Hidden City Ticketing and Skiplagging from India in 2026 — The Rules, the Risks and When It Actually Saves Money
By Arjun Kapoor (Arjun Kapoor tracks error fares, mileage runs and award-chart sweet spots for Indian travellers. He moderates two Telegram fare-alert channels and has booked Europe round-trips at sub-25,000 rupee four times in the last 24 months.) · Published · 9 min read
Hidden-city ticketing or skiplagging exploits airline pricing structures where a connecting itinerary costs less than the direct flight to the connection point. Here is the 2026 guide for Indian travellers covering when it works, the airline penalties and the risk-management discipline.
What this article covers
What hidden-city ticketing actually is
When skiplagging works from India
The airline rules — why airlines hate skiplagging
The practical penalties — what actually happens
Specific Indian-relevant examples and the savings
Risk management — when to use the technique and when not
The alternative — flexible date and routing searches
The verdict — should Indian travellers use skiplagging
Frequently asked questions
Is hidden-city ticketing illegal in India?
Hidden-city ticketing is not illegal under Indian criminal law. It is a contractual violation of the airline's terms of carriage, which gives the airline various commercial remedies including cancellation of remaining segments and frequent-flyer account suspension. The technique is similar in legal status to violating any standard contract — the consequences are commercial rather than criminal. No Indian traveller has faced criminal charges for hidden-city ticketing.
Can the airline charge me the fare difference after I skiplag?
In principle yes, under the standard contract of carriage. In practice this rarely happens for individual passengers because the airline would need to track each booking, calculate the difference and pursue collection. The realistic enforcement is account suspension or cancellation of remaining segments rather than fare-difference collection. Frequent systematic skiplaggers on a single airline are the most likely to face fare-difference claims.
Will my checked baggage arrive if I skiplag at the connection?
No. Checked baggage on a connecting itinerary is tagged through to the final ticketed destination. If you disembark at the connection point and skip the final segment, your bag continues to the ticketed destination without you. You cannot retrieve the bag at the connection point. The only practical way to skiplag is with hand baggage only. This is the single biggest operational constraint on the technique.
Do I lose my frequent-flyer miles if I skiplag?
For the segments you actually flew, you typically earn the miles as normal because the airline ticketing system records the flown segments. However, if the airline detects a pattern of skiplagging and suspends your account, you may lose access to the accumulated balance. The realistic risk is account suspension on repeated systematic skiplagging rather than per-booking mile loss.
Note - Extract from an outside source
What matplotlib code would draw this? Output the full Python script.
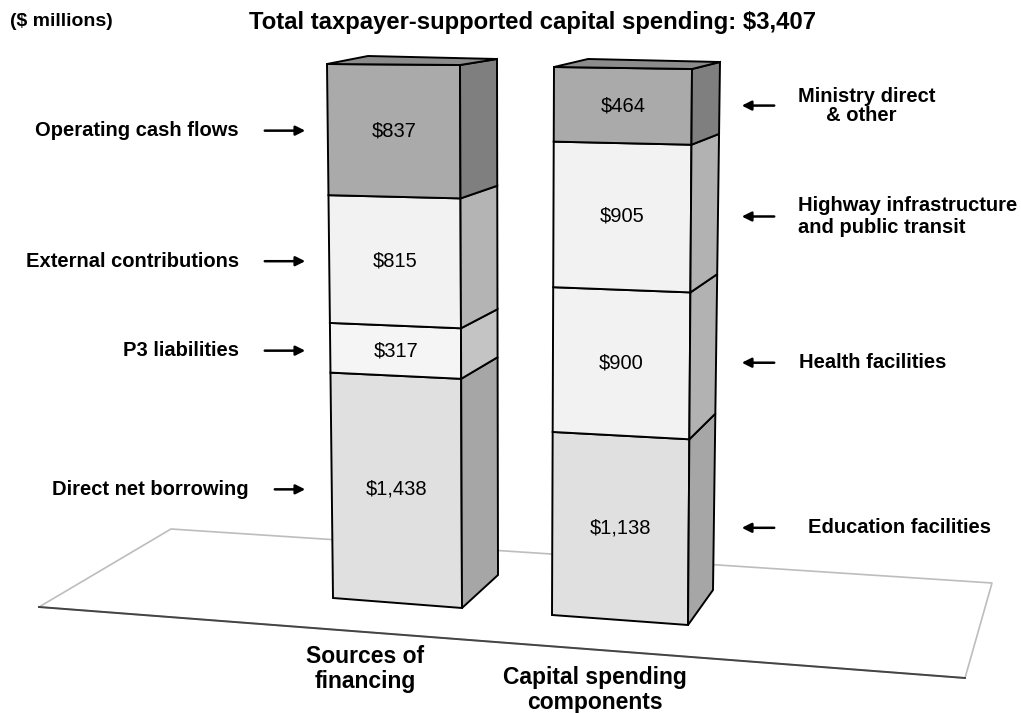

Can I skiplag on award tickets booked with miles?
Yes technically, but the risk is higher because award ticket bookings are tied to your frequent-flyer account and the enforcement detection is more direct. Most experienced fare hunters do not skiplag on award tickets — the savings logic does not apply (you used miles, not cash, so there is no fare arbitrage), and the account-suspension risk is concentrated.
Does Skiplagged.com work for India-origin searches?
Yes, the Skiplagged search engine works for Indian airports and shows hidden-city opportunities for India-origin routes. The tool surfaces opportunities the traditional metasearch engines (Google Flights, Skyscanner) hide because those engines are subject to airline contractual restrictions on displaying hidden-city itineraries. The tool is free for searches and charges modest fees for actual bookings made through its platform.
Are there any airlines that explicitly tolerate hidden-city ticketing?
No major airline officially tolerates the practice. Some airlines enforce more aggressively than others — United, American and Lufthansa have been historically more aggressive enforcers. Others enforce more passively — most low-cost carriers do not actively monitor for hidden-city patterns because their fare structures rarely produce hidden-city opportunities in the first place. The enforcement posture can change without notice, so historical tolerance is not a guarantee of future tolerance.
What is the typical saving from a successful hidden-city ticket from India?
Typical savings range from 5,000 to 20,000 rupees per booking, with occasional larger savings on specific routes and dates. The savings as a percentage of the equivalent direct fare are typically 15 to 30 percent. The savings are larger on long-haul routes with major hub-stop connections and smaller on short-haul Gulf or Southeast Asia routes. The annual portfolio value for occasional users is typically 30,000 to 60,000 rupees in cumulative savings.